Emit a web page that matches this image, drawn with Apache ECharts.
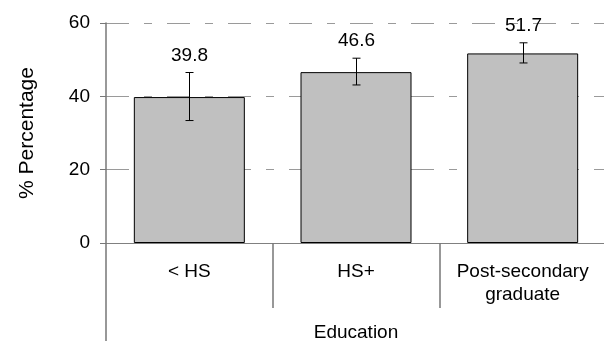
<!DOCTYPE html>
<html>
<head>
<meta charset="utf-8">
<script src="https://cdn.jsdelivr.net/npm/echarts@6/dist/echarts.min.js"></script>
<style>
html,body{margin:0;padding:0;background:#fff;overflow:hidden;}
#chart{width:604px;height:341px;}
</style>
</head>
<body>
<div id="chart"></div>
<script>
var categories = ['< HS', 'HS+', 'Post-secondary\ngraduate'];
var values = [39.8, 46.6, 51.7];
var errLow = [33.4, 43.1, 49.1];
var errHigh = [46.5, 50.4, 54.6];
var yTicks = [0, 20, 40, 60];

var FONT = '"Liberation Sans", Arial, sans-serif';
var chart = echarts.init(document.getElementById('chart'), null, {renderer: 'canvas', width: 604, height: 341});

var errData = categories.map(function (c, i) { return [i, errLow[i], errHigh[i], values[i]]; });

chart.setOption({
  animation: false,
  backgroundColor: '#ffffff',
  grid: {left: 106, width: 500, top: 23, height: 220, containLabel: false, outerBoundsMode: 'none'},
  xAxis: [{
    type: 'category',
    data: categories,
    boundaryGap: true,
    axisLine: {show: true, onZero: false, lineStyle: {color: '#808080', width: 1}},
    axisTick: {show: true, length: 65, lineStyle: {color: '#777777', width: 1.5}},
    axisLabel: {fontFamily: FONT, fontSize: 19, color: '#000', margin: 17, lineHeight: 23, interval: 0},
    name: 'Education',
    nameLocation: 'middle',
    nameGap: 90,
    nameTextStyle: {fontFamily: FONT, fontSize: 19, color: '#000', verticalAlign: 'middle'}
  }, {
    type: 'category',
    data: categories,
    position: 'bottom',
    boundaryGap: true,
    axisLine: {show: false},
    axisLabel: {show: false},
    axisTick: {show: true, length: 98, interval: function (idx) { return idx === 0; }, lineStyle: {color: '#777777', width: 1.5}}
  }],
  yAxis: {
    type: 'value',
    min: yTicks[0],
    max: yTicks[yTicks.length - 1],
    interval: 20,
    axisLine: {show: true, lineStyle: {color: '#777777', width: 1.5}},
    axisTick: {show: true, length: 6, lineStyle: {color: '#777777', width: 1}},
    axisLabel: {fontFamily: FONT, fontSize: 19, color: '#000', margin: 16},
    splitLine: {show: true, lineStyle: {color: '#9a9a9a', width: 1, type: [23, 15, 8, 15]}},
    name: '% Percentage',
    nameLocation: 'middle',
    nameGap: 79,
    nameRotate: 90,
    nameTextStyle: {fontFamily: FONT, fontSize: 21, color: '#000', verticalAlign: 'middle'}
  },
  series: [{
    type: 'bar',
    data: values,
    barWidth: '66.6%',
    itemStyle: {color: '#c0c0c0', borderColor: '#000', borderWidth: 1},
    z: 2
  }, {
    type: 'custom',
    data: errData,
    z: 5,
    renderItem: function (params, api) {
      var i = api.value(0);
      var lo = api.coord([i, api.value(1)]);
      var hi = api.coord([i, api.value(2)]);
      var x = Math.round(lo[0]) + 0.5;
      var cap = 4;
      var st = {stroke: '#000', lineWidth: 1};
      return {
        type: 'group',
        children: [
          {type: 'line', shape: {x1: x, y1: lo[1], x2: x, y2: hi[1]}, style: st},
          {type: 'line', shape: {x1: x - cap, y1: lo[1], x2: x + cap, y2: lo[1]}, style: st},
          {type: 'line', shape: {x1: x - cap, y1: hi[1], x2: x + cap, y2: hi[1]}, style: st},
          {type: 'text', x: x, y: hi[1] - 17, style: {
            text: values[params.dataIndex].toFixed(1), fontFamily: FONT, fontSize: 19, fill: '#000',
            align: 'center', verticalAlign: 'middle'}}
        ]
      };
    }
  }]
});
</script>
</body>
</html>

==

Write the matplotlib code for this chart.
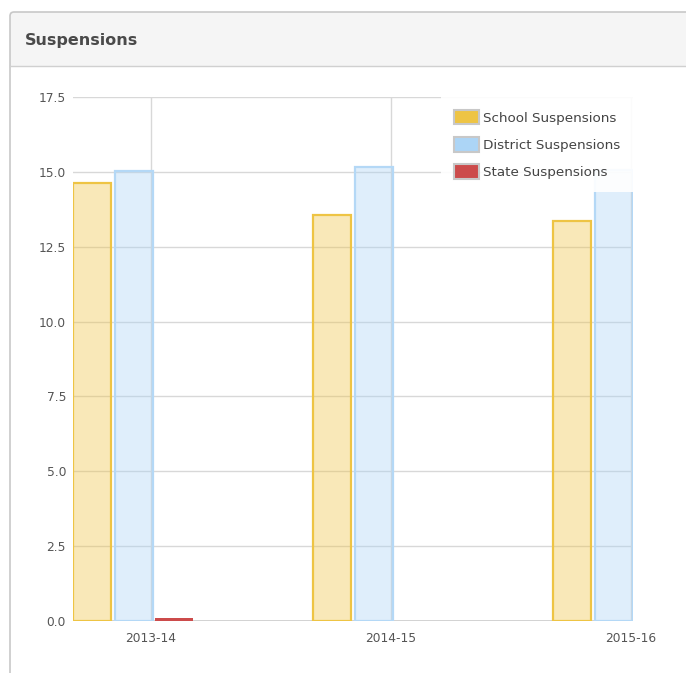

SET EXERCISE - Where a line in the entries holds the word "this", copy that line.

REPLY -
Emit a web page that matches this image, drawn with Apache ECharts.
Write the matplotlib code for this chart.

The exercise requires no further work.